Rutgers kijkt zelf ook kritisch naar zijn eigen organisatie. ‘De GHOR was de afgelopen 1,5 jaar niet bemenst om haar adviesrol te pakken in de coronacrisis. De medewerkers hebben veel uitleg moeten geven aan gemeenten over de nieuwe voorwaarden. De GGD heeft een corona-organisatie opgericht. Maar deze gaf geen advies aan de gemeenten over evenementen. Tegelijk kwam in de coronatijd vanuit allerlei hoeken een opvatting en een positiebepaling die ook op evenementen impact had.’

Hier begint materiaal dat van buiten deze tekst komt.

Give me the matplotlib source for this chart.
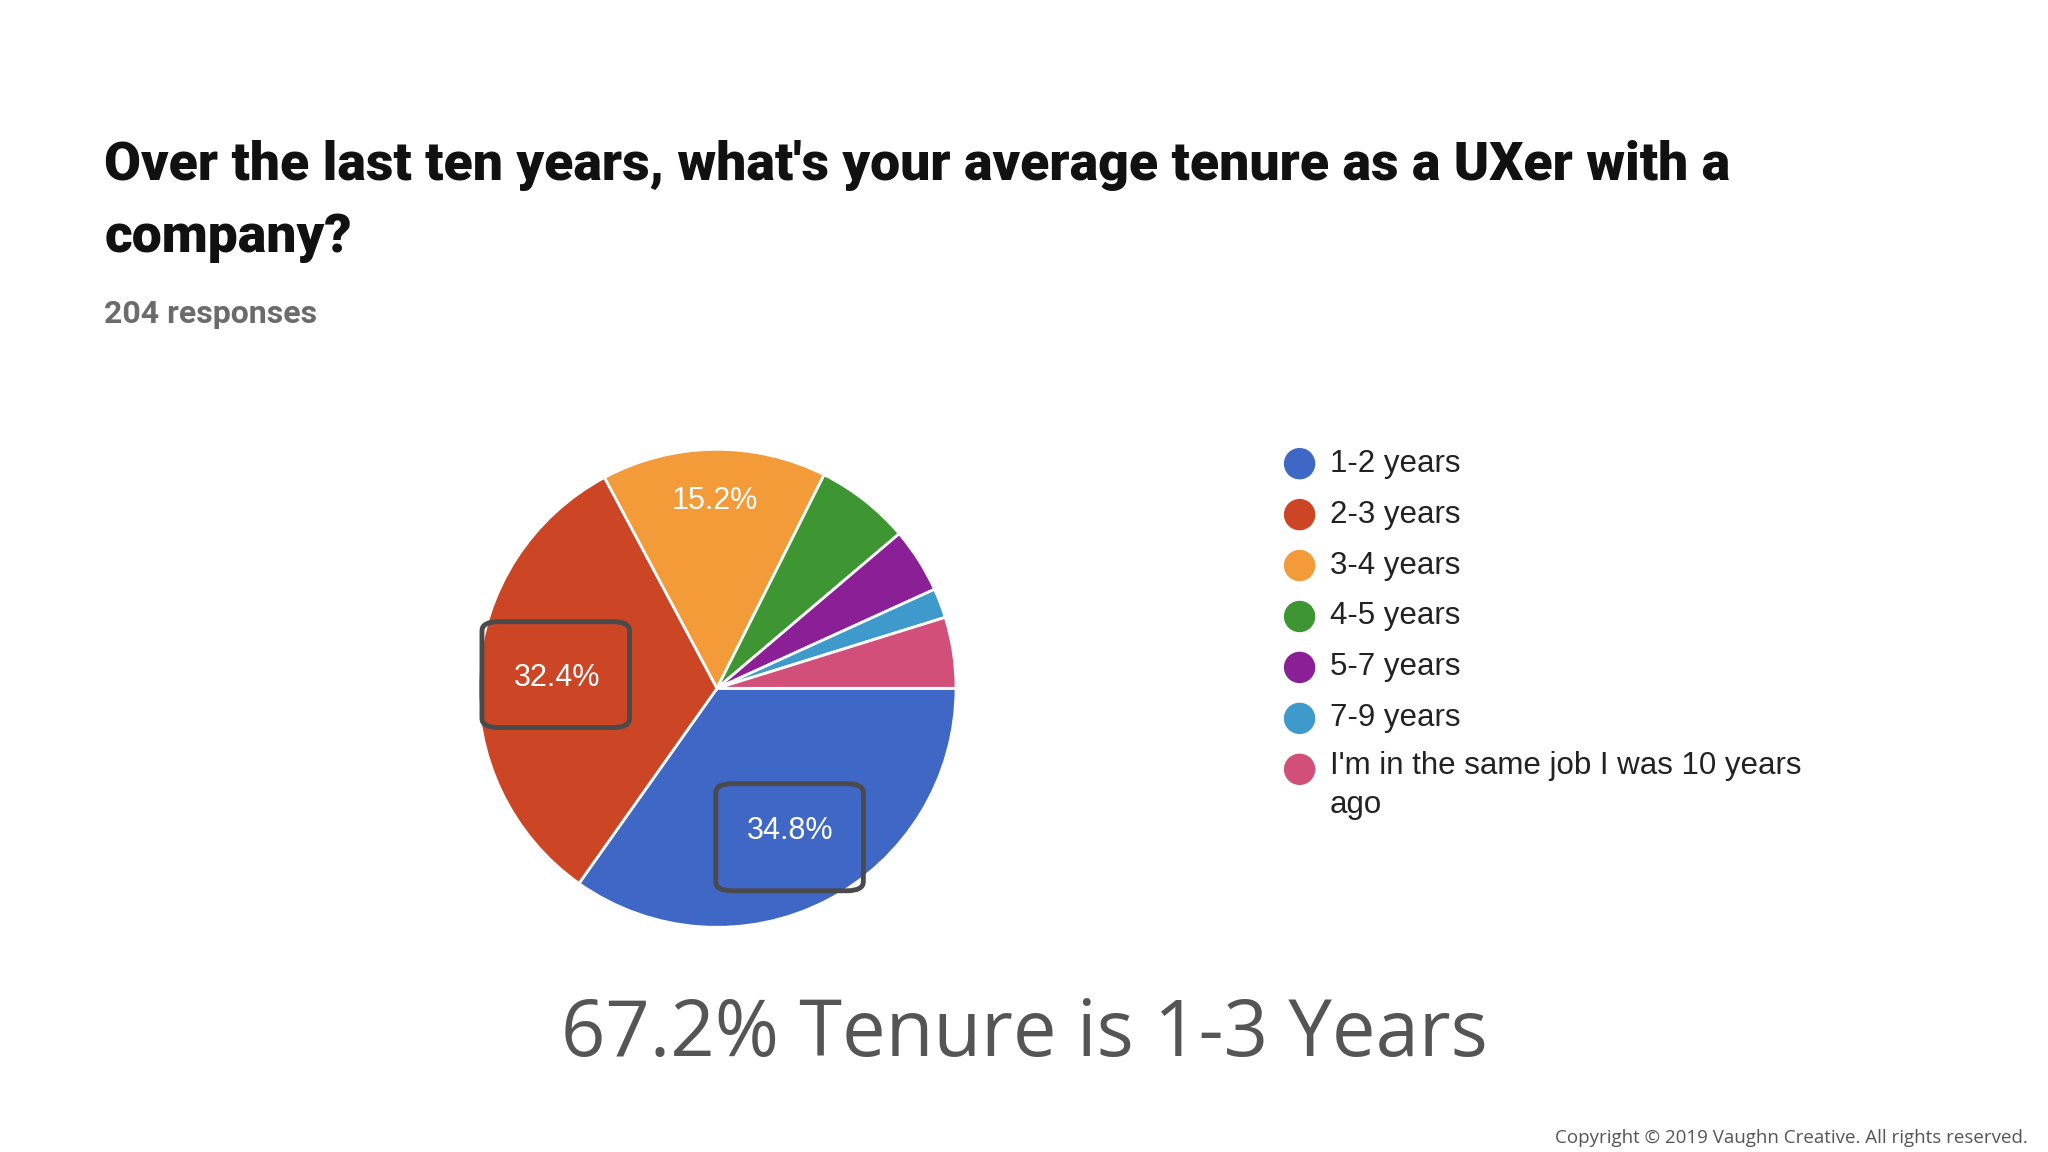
import matplotlib
matplotlib.use("Agg")
import matplotlib.pyplot as plt
from matplotlib.patches import FancyBboxPatch

categorias = ["1-2 years", "2-3 years", "3-4 years", "4-5 years", "5-7 years",
              "7-9 years", "I'm in the same job I was 10 years\nago"]
porcentajes = [34.8, 32.4, 15.2, 6.4, 4.4, 2.0, 4.8]
colores = ["#3f67c6", "#cc4525", "#f29b38", "#3d9632", "#8b1f96", "#3d9acb", "#d24f7a"]

fig = plt.figure(figsize=(20.48, 11.52), dpi=100)

ax = fig.add_axes([0.2334, 0.195, 0.2334, 0.415])
wedges, textos, autos = ax.pie(
    porcentajes, colors=colores, startangle=0, counterclock=False,
    wedgeprops=dict(edgecolor="white", linewidth=2),
    autopct=lambda p: f"{p:.1f}%" if p > 10 else "", pctdistance=0.67,
    textprops=dict(color="white", fontsize=22, family="Liberation Sans"))
# la etiqueta de la porcion naranja va algo mas hacia el borde
x, y = autos[2].get_position()
autos[2].set_position((x * 1.17, y * 1.17))
ax.set_xlim(-1, 1)
ax.set_ylim(-1, 1)
ax.set_aspect("equal")

# recuadros de resalte alrededor de las dos porciones mayores
W, H = 2048, 1152
s = 2048 / 1568
for x0, y0, x1, y1 in [(369, 476, 482, 557), (548, 600, 661, 682)]:
    fig.patches.append(FancyBboxPatch(
        (x0 * s / W, 1 - y1 * s / H), (x1 - x0) * s / W, (y1 - y0) * s / H,
        boxstyle="round,pad=0,rounding_size=0.008", transform=fig.transFigure,
        fill=False, edgecolor="#4a4a4a", linewidth=3.5))

fig.text(0.051, 0.856, "Over the last ten years, what's your average tenure as a UXer with a",
         fontsize=38.5, fontweight="heavy", family="Roboto", color="#111", va="center")
fig.text(0.051, 0.794, "company?", fontsize=38.5, fontweight="heavy", family="Roboto",
         color="#111", va="center")
fig.text(0.051, 0.727, "204 responses", fontsize=23, fontweight="bold", family="Roboto",
         color="#6b6b6b", va="center")

filas_y = [355, 394, 433, 472, 511, 550, 589]
for nombre, color, yy in zip(categorias, colores, filas_y):
    fig.patches.append(plt.Circle((995 * s / 100, (H - yy * s) / 100), 0.15, color=color,
                                  transform=fig.dpi_scale_trans))
    multilinea = "\n" in nombre
    fig.text(1018 * s / W, 1 - (yy - 14) * s / H if multilinea else 1 - yy * s / H, nombre,
             fontsize=22.5, family="Liberation Sans", color="#222",
             va="top" if multilinea else "center", linespacing=1.4)

fig.text(0.5, 1 - 793 * s / H, "67.2% Tenure is 1-3 Years", fontsize=56,
         family="Open Sans", color="#555", ha="center", va="center")
fig.text(0.99, 1 - 871 * s / H, "Copyright \u00a9 2019 Vaughn Creative. All rights reserved.",
         fontsize=13.5, family="Open Sans", color="#555", ha="right", va="center")

fig.savefig("out.png", dpi=100)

GGD GHOR Nederland heeft tijdens de coronapandemie in een wekelijks overleg de landelijke regels besproken en vertaald naar een handelingskader. Op basis daarvan geven de GHOR-adviseurs hun adviezen. Het bleek lastig om dit document actueel te houden. Rutgers: ‘Er is veel gesproken over het organiseren van de afstandseisen, maar bijvoorbeeld geen aandacht besteed aan hygiëneregels.’ Advisering op onzekere regels was ook erg lastig. ‘Je kunt niet steeds adviseren “mits dit” en “mits dat”. Daar zijn ze op enig moment mee gestopt.’ Rutgers heeft vaak bij organisatoren aan verwachtingenmanagement moeten doen.

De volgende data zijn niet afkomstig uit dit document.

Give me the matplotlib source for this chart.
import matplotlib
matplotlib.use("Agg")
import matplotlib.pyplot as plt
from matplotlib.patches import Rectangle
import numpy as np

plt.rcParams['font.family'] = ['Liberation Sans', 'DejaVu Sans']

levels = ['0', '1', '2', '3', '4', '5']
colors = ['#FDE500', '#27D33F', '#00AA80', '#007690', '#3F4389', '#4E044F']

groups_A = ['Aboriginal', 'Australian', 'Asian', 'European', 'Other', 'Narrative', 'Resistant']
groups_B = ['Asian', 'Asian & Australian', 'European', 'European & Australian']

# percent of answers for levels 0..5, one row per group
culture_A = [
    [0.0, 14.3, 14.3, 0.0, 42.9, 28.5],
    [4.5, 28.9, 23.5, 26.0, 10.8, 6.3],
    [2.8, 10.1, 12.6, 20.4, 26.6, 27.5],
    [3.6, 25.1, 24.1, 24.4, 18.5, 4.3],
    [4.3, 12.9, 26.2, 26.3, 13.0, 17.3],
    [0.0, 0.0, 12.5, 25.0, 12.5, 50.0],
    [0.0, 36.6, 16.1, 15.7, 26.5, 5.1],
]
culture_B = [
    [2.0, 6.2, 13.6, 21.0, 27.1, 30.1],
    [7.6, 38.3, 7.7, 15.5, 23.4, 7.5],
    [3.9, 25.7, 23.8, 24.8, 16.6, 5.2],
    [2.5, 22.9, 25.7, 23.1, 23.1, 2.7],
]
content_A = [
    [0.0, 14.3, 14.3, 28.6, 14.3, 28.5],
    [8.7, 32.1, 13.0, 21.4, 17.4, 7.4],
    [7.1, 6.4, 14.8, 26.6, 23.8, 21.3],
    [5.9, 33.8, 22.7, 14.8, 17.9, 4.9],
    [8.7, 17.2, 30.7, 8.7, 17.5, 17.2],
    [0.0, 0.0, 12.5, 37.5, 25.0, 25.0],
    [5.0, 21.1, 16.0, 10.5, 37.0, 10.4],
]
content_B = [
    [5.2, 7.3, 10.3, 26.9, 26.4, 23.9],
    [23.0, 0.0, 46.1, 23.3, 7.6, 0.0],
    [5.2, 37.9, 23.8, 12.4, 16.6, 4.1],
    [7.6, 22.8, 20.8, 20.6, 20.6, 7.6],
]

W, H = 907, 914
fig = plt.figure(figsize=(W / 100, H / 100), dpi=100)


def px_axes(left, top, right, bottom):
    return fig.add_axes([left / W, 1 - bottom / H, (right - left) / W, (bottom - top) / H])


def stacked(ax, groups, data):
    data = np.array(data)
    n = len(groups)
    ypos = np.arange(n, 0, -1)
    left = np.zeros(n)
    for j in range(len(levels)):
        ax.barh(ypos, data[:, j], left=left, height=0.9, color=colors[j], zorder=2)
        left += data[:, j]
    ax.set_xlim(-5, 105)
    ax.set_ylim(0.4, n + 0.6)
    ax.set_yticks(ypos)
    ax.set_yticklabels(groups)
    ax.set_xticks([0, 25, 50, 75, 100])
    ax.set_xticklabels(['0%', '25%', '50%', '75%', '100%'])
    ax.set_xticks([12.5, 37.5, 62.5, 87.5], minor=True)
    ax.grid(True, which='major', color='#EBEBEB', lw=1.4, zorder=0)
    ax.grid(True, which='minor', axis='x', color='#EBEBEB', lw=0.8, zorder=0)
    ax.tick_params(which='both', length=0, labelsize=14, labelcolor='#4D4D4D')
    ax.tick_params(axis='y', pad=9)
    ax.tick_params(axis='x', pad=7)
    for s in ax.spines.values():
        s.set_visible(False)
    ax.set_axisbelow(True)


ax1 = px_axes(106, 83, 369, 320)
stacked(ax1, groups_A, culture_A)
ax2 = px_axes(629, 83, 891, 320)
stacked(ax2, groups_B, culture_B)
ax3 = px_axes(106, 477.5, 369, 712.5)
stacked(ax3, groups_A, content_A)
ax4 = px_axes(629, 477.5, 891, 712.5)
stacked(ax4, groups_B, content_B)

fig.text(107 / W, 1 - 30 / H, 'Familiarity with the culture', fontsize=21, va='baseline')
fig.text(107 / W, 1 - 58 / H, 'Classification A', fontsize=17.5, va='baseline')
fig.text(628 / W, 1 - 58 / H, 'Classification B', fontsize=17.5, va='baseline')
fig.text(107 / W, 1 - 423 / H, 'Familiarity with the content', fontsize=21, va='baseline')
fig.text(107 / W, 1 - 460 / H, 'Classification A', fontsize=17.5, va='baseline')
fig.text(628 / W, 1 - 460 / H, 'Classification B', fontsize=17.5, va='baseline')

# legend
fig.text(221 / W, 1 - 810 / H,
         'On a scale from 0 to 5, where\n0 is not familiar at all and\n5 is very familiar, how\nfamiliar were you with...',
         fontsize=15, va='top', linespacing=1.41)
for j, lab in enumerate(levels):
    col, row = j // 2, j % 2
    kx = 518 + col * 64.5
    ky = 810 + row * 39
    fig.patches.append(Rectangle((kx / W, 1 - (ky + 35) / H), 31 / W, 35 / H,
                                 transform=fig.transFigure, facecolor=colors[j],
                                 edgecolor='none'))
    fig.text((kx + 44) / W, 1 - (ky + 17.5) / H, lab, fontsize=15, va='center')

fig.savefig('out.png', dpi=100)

De Ruijter geeft aan hoe de veldnorm zich verhoudt tot de advisering door de GHOR. ‘De Veldnorm is vooral gericht op inhoud en zorg. Wat is goede zorg en wie mag dit regelen? De handreiking van de GHOR moet gaan over gezondheidsrisico’s van een evenement en welke zorgniveaus daarbij passen. Voor beide documenten geldt in ieder geval dat er ervaring moet worden opgedaan om meer van te leren.’

Over-advisering

Volgens Ronald van Litsenburg is er op veel plaatsen bij tijd en wijle sprake van over-advisering. ‘De zorgverleners zelf mogen soms best wat meer ruimte krijgen. Als in die over-advisering niets verandert en het evenementenaanbod blijft net zo groot of wordt groter, dan wordt de markt steeds krapper. Door bijvoorbeeld spoedzorg voorgaand aan de ambulancezorg in te zetten op een aantal acute interventies zou de druk al afnemen.’ Daarnaast willen Van Litsenburg en De Ruijter de Veldnorm blijven gebruiken om de advisering meer op maat te maken. Denk daarbij bijvoorbeeld aan sportevenementen of een dancefestivals. ‘Er zijn meerdere opties mogelijk wat betreft inzet van zorgniveaus en zorgverleners om tot eenzelfde afdekking van het risico te komen. Daar liggen kansen voor de evenementenzorgorganisaties om echt maatwerk aan te bieden. Het is de bedoeling om partijen na te laten denken over de zorg. Uiteraard met inachtneming van de druk en de tekorten in deze sector.’

Controle en handhaving

Er is nu weinig tot geen controle op de uitvoering van de plannen door de evenementenzorgorganisaties. Tijdens de uitvoering van evenementen kan pas echt worden gecontroleerd of zorgverleners op de juiste wijze werken, maar daar heeft de GGD of GHOR geen toezichthoudende taak. Harm Rutgers geeft aan: ‘in de schouw kan soms blijken dat er iets niet in orde is. Dan moet de gemeente opgeroepen worden om te handhaven. Soms zal de officier van dienst (OVD-G) een contactmoment hebben tijdens het evenementen. Maar feitelijk is niet georganiseerd dat er controle op plaatsvindt.’

Toetsingskader

Van Litsenburg kondigt aan dat het Ministerie van Volksgezondheid, Welzijn en Sport (VWS) en Inspectie Gezondheidszorg en Jeugd (IGJ) medio 2022 met een toetsingskader komen voor alle evenementenorganisaties. VWS en IGJ kunnen aan de hand van het kader toetsen of zorgaanbieders voldoen aan het aan de norm. Zij zullen aanbevelingen doen hoe de praktijk beter kan. De VNEZ is daarvoor op inhoud het uitgangspunt geweest; het kader wordt breed gedragen en is door verschillende partijen onderschreven. Van Litsenburg: ‘We zijn vanaf het eerste moment betrokken bij de ontwikkeling van de Veldnorm vanuit EMS en de branchevereniging (KMHE). Wij zijn dan ook voorstander van de Veldnormering en omarmen dat het VWS hiermee een toetsingskader instelt. Ons doel is dat iedereen de kwaliteit van zorg kan verbeteren op evenementen.’